WHAT IS REQUIRED:
Output the first line of the listing and each line after it, up to and including the line that contains "-0.0199, -0.0432, -0.0440, -0.0432];", exactly as written, minus the pictures.

PROVIDED MATERIAL:
########

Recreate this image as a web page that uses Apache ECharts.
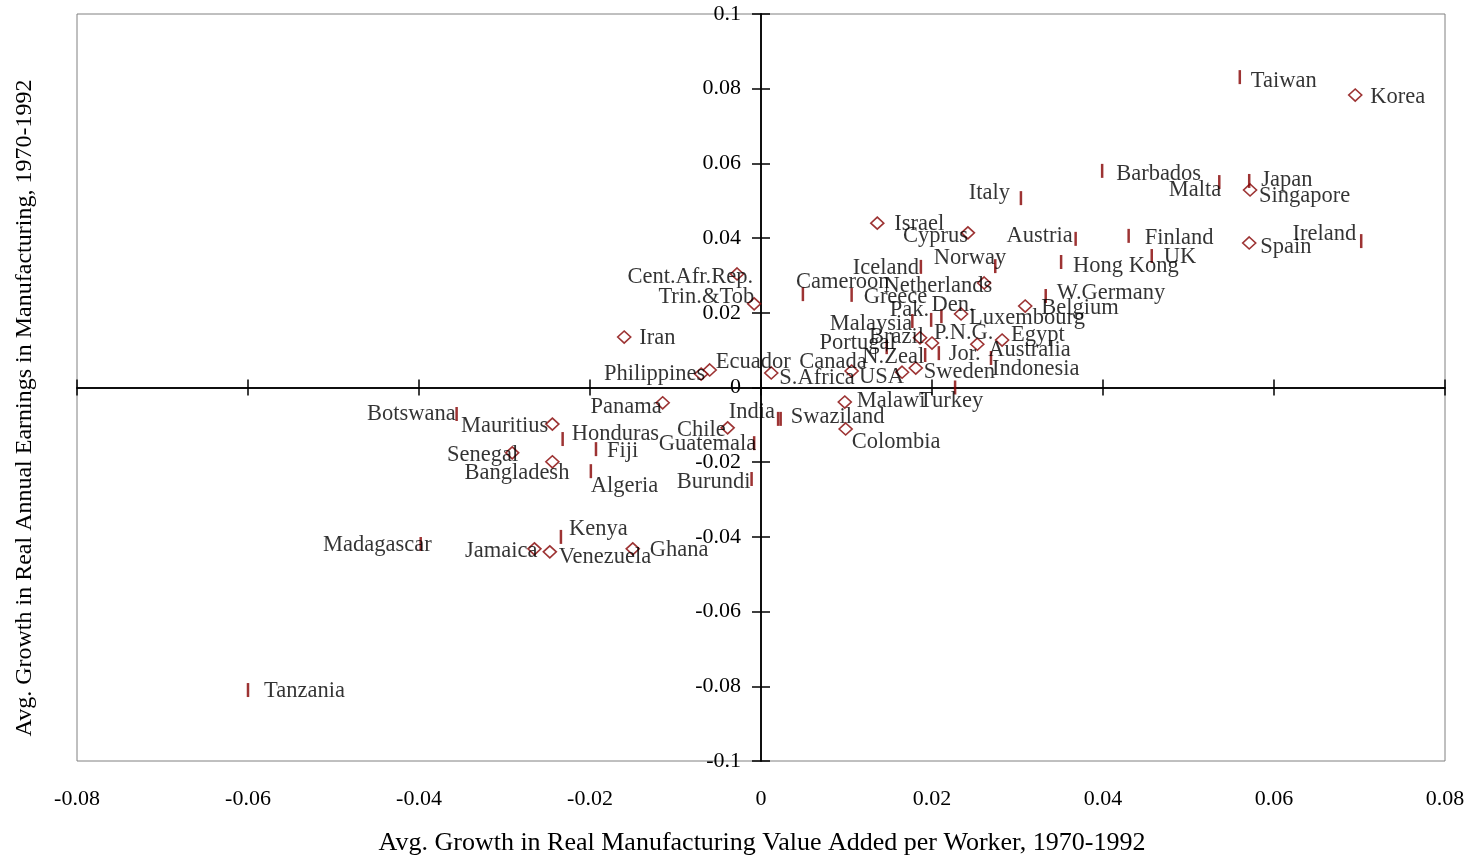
<!DOCTYPE html>
<html>
<head>
<meta charset="UTF-8">
<title>Earnings vs value added</title>
<script src="https://cdn.jsdelivr.net/npm/echarts@6/dist/echarts.min.js"></script>
<style>
  html, body { margin: 0; padding: 0; background: #fff; }
</style>
</head>
<body>
	<div id="chart" style="width:1473px;height:860px;"></div>
</body>
</html>
<script type="text/javascript">
// diamonds
var diamondNames = ['Korea', 'Singapore', 'Spain', 'Israel', 'Cyprus', 'Netherlands', 'Belgium', 'Luxembourg',
	'Brazil', 'P.N.G.', 'Egypt', 'Australia', 'Sweden', 'USA', 'Canada', 'S.Africa', 'Ecuador', 'Philippines',
	'Iran', 'Cent.Afr.Rep.', 'Trin.&Tob', 'Malawi', 'Colombia', 'Chile', 'Panama', 'Mauritius', 'Senegal',
	'Bangladesh', 'Jamaica', 'Venezuela', 'Ghana'];
var diamondX = [0.0695, 0.0572, 0.0571, 0.0136, 0.0242, 0.0261, 0.0309, 0.0234,
	0.0186, 0.0200, 0.0282, 0.0253, 0.0181, 0.0165, 0.0106, 0.0012, -0.0060, -0.0070,
	-0.0160, -0.0028, -0.0008, 0.0098, 0.0099, -0.0039, -0.0115, -0.0244, -0.0291,
	-0.0244, -0.0265, -0.0247, -0.0150];
var diamondY = [0.0783, 0.0529, 0.0387, 0.0440, 0.0414, 0.0280, 0.0218, 0.0197,
	0.0133, 0.0119, 0.0127, 0.0116, 0.0052, 0.0041, 0.0044, 0.0039, 0.0047, 0.0036,
	0.0135, 0.0304, 0.0224, -0.0039, -0.0111, -0.0108, -0.0041, -0.0098, -0.0175,
	-0.0199, -0.0432, -0.0440, -0.0432];

// vertical dashes
var dashNames = ['Taiwan', 'Barbados', 'Malta', 'Japan', 'Ireland', 'Finland', 'UK', 'Austria', 'Italy',
	'Hong Kong', 'Norway', 'Iceland', 'W.Germany', 'Cameroon', 'Greece', 'Malaysia', 'Pak.', 'Den.',
	'Jor.', 'Indonesia', 'Portugal', 'N.Zeal', 'Turkey', 'India', 'Swaziland', 'Guatemala', 'Burundi',
	'Fiji', 'Algeria', 'Honduras', 'Botswana', 'Madagascar', 'Kenya', 'Tanzania'];
var dashX = [0.0560, 0.0399, 0.0536, 0.0571, 0.0702, 0.0430, 0.0457, 0.0368, 0.0304,
	0.0351, 0.0274, 0.0187, 0.0333, 0.0049, 0.0106, 0.0177, 0.0199, 0.0211,
	0.0208, 0.0269, 0.0147, 0.0192, 0.0227, 0.0020, 0.0023, -0.0008, -0.0011,
	-0.0193, -0.0199, -0.0232, -0.0356, -0.0398, -0.0234, -0.0600];
var dashY = [0.0831, 0.0580, 0.0550, 0.0553, 0.0392, 0.0406, 0.0352, 0.0398, 0.0507,
	0.0336, 0.0325, 0.0323, 0.0245, 0.0250, 0.0248, 0.0178, 0.0181, 0.0191,
	0.0092, 0.0079, 0.0108, 0.0087, 0.0000, -0.0084, -0.0084, -0.0149, -0.0245,
	-0.0165, -0.0224, -0.0138, -0.0071, -0.0419, -0.0400, -0.0810];

var xTitle = 'Avg. Growth in Real Manufacturing Value Added per Worker, 1970-1992';
var yTitle = 'Avg. Growth in Real Annual Earnings in Manufacturing, 1970-1992';

// where each label sits: side (r = text starts there, l = text ends there), dx, dy in px
var labelAt = {
	'Taiwan': ['r', 11, 4], 'Korea': ['r', 15, 2], 'Barbados': ['r', 14, 3], 'Malta': ['l', 2, 8],
	'Japan': ['r', 12, -1], 'Singapore': ['r', 9, 6], 'Spain': ['r', 11, 4], 'Ireland': ['l', -5, -7],
	'Finland': ['r', 16, 2], 'UK': ['r', 12, 1], 'Austria': ['l', -3, -3], 'Italy': ['l', -11, -5],
	'Israel': ['r', 17, 1], 'Cyprus': ['l', 0, 3], 'Hong Kong': ['r', 12, 4], 'Norway': ['l', 11, -8],
	'Iceland': ['l', -2, 1], 'Netherlands': ['l', 8, 3], 'W.Germany': ['r', 11, -3], 'Belgium': ['r', 16, 2],
	'Cameroon': ['r', -7, -12], 'Greece': ['r', 12, 2], 'Malaysia': ['l', 0, 3], 'Pak.': ['l', -2, -10],
	'Den.': ['r', -10, -11], 'Luxembourg': ['r', 8, 4], 'Brazil': ['l', 4, -1], 'P.N.G.': ['r', 2, -10],
	'Jor.': ['r', 10, 1], 'Egypt': ['r', 9, -5], 'Australia': ['r', 11, 6], 'Indonesia': ['r', 1, 11],
	'Portugal': ['l', 9, -4], 'N.Zeal': ['l', -1, 2], 'Sweden': ['r', 8, 4], 'USA': ['l', 2, 5],
	'Canada': ['l', 15, -9], 'S.Africa': ['r', 8, 5], 'Ecuador': ['r', 6, -8], 'Philippines': ['l', 4, 0],
	'Iran': ['r', 15, 1], 'Cent.Afr.Rep.': ['l', 16, 3], 'Trin.&Tob': ['l', 0, -7], 'Turkey': ['r', -36, 14],
	'Malawi': ['r', 12, -1], 'India': ['l', -3, -7], 'Swaziland': ['r', 10, -2], 'Colombia': ['r', 6, 13],
	'Chile': ['l', -2, 2], 'Guatemala': ['l', 2, 1], 'Burundi': ['l', -1, 3], 'Panama': ['l', -1, 4],
	'Fiji': ['r', 11, 2], 'Algeria': ['r', 0, 15], 'Honduras': ['r', 9, -5], 'Mauritius': ['l', -4, 2],
	'Botswana': ['l', -1, 0], 'Senegal': ['l', 6, 2], 'Bangladesh': ['l', 17, 11], 'Madagascar': ['l', 11, 1],
	'Jamaica': ['l', 3, 2], 'Venezuela': ['r', 9, 5], 'Kenya': ['r', 8, -8], 'Ghana': ['r', 17, 1],
	'Tanzania': ['r', 16, 1]
};

var FONT = "'Liberation Serif', 'Times New Roman', serif";
var RED = '#850000';

function buildPoints(names, xs, ys) {
	var out = [];
	for (var i = 0; i < names.length; i++) {
		var p = labelAt[names[i]] || ['r', 10, 0];
		out.push({
			name: names[i],
			value: [xs[i], ys[i]],
			label: {
				align: p[0] == 'r' ? 'left' : 'right',
				offset: [p[1], p[2]]
			}
		});
	}
	return out;
}

function fmt(v) { return String(+v.toFixed(2)); }

var chart = echarts.init(document.getElementById('chart'));

var pointLabel = {
	show: true,
	position: 'inside',
	verticalAlign: 'middle',
	formatter: '{b}',
	color: '#000',
	fontFamily: FONT,
	fontSize: 22.5
};

// y axis sits at x = 0, which is the middle of the plot (1368 px wide)
var yShift = -684;

var option = {
	animation: false,
	backgroundColor: '#fff',
	grid: {
		left: 77, right: 28, top: 14, bottom: 99,
		show: true, borderColor: '#808080', borderWidth: 1, backgroundColor: 'transparent'
	},
	xAxis: [
		{
			type: 'value', min: -0.08, max: 0.08, interval: 0.02, position: 'bottom',
			axisLine: { onZero: true, onZeroAxisIndex: 0, lineStyle: { color: '#000', width: 1.5 } },
			axisTick: { inside: false, length: 8, lineStyle: { color: '#000', width: 1.5 } },
			axisLabel: { show: false }, splitLine: { show: false }
		},
		{
			type: 'value', min: -0.08, max: 0.08, interval: 0.02, position: 'bottom',
			axisLine: { onZero: true, onZeroAxisIndex: 0, lineStyle: { color: '#000', width: 1.5 } },
			axisTick: { inside: true, length: 8, lineStyle: { color: '#000', width: 1.5 } },
			axisLabel: { show: false }, splitLine: { show: false }
		},
		{
			type: 'value', min: -0.08, max: 0.08, interval: 0.02, position: 'bottom',
			axisLine: { show: false, onZero: false }, axisTick: { show: false }, splitLine: { show: false },
			axisLabel: { margin: 27, color: '#000', fontFamily: FONT, fontSize: 22, formatter: fmt }
		}
	],
	yAxis: [
		{
			type: 'value', min: -0.1, max: 0.1, interval: 0.02, position: 'left', offset: yShift,
			axisLine: { onZero: false, lineStyle: { color: '#000', width: 1.5 } },
			axisTick: { inside: false, length: 9, lineStyle: { color: '#000', width: 1.5 } },
			axisLabel: { margin: 20, color: '#000', fontFamily: FONT, fontSize: 22, formatter: fmt },
			splitLine: { show: false }
		},
		{
			type: 'value', min: -0.1, max: 0.1, interval: 0.02, position: 'left', offset: yShift,
			axisLine: { onZero: false, lineStyle: { color: '#000', width: 1.5 } },
			axisTick: { inside: true, length: 9, lineStyle: { color: '#000', width: 1.5 } },
			axisLabel: { show: false }, splitLine: { show: false }
		}
	],
	graphic: [
		{
			type: 'text', x: 762, y: 843,
			style: { text: xTitle, fill: '#000', font: '26px ' + FONT, textAlign: 'center', textVerticalAlign: 'middle' }
		},
		{
			type: 'text', x: 25, y: 408, rotation: Math.PI / 2,
			style: { text: yTitle, fill: '#000', font: '24px ' + FONT, textAlign: 'center', textVerticalAlign: 'middle' }
		}
	],
	series: [
		{
			name: 'diamond', type: 'scatter', xAxisIndex: 0, yAxisIndex: 0,
			symbol: 'diamond', symbolSize: [13, 12],
			itemStyle: { color: '#fff', borderColor: RED, borderWidth: 1.6 },
			label: pointLabel,
			emphasis: { disabled: true },
			data: buildPoints(diamondNames, diamondX, diamondY)
		},
		{
			name: 'dash', type: 'scatter', xAxisIndex: 0, yAxisIndex: 0,
			symbol: 'rect', symbolSize: [2.5, 14],
			itemStyle: { color: RED },
			label: pointLabel,
			emphasis: { disabled: true },
			data: buildPoints(dashNames, dashX, dashY)
		}
	]
};

chart.setOption(option);
</script>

########

FULL SOLUTION:
Recreate this image as a web page that uses Apache ECharts.
<!DOCTYPE html>
<html>
<head>
<meta charset="UTF-8">
<title>Earnings vs value added</title>
<script src="https://cdn.jsdelivr.net/npm/echarts@6/dist/echarts.min.js"></script>
<style>
  html, body { margin: 0; padding: 0; background: #fff; }
</style>
</head>
<body>
	<div id="chart" style="width:1473px;height:860px;"></div>
</body>
</html>
<script type="text/javascript">
// diamonds
var diamondNames = ['Korea', 'Singapore', 'Spain', 'Israel', 'Cyprus', 'Netherlands', 'Belgium', 'Luxembourg',
	'Brazil', 'P.N.G.', 'Egypt', 'Australia', 'Sweden', 'USA', 'Canada', 'S.Africa', 'Ecuador', 'Philippines',
	'Iran', 'Cent.Afr.Rep.', 'Trin.&Tob', 'Malawi', 'Colombia', 'Chile', 'Panama', 'Mauritius', 'Senegal',
	'Bangladesh', 'Jamaica', 'Venezuela', 'Ghana'];
var diamondX = [0.0695, 0.0572, 0.0571, 0.0136, 0.0242, 0.0261, 0.0309, 0.0234,
	0.0186, 0.0200, 0.0282, 0.0253, 0.0181, 0.0165, 0.0106, 0.0012, -0.0060, -0.0070,
	-0.0160, -0.0028, -0.0008, 0.0098, 0.0099, -0.0039, -0.0115, -0.0244, -0.0291,
	-0.0244, -0.0265, -0.0247, -0.0150];
var diamondY = [0.0783, 0.0529, 0.0387, 0.0440, 0.0414, 0.0280, 0.0218, 0.0197,
	0.0133, 0.0119, 0.0127, 0.0116, 0.0052, 0.0041, 0.0044, 0.0039, 0.0047, 0.0036,
	0.0135, 0.0304, 0.0224, -0.0039, -0.0111, -0.0108, -0.0041, -0.0098, -0.0175,
	-0.0199, -0.0432, -0.0440, -0.0432];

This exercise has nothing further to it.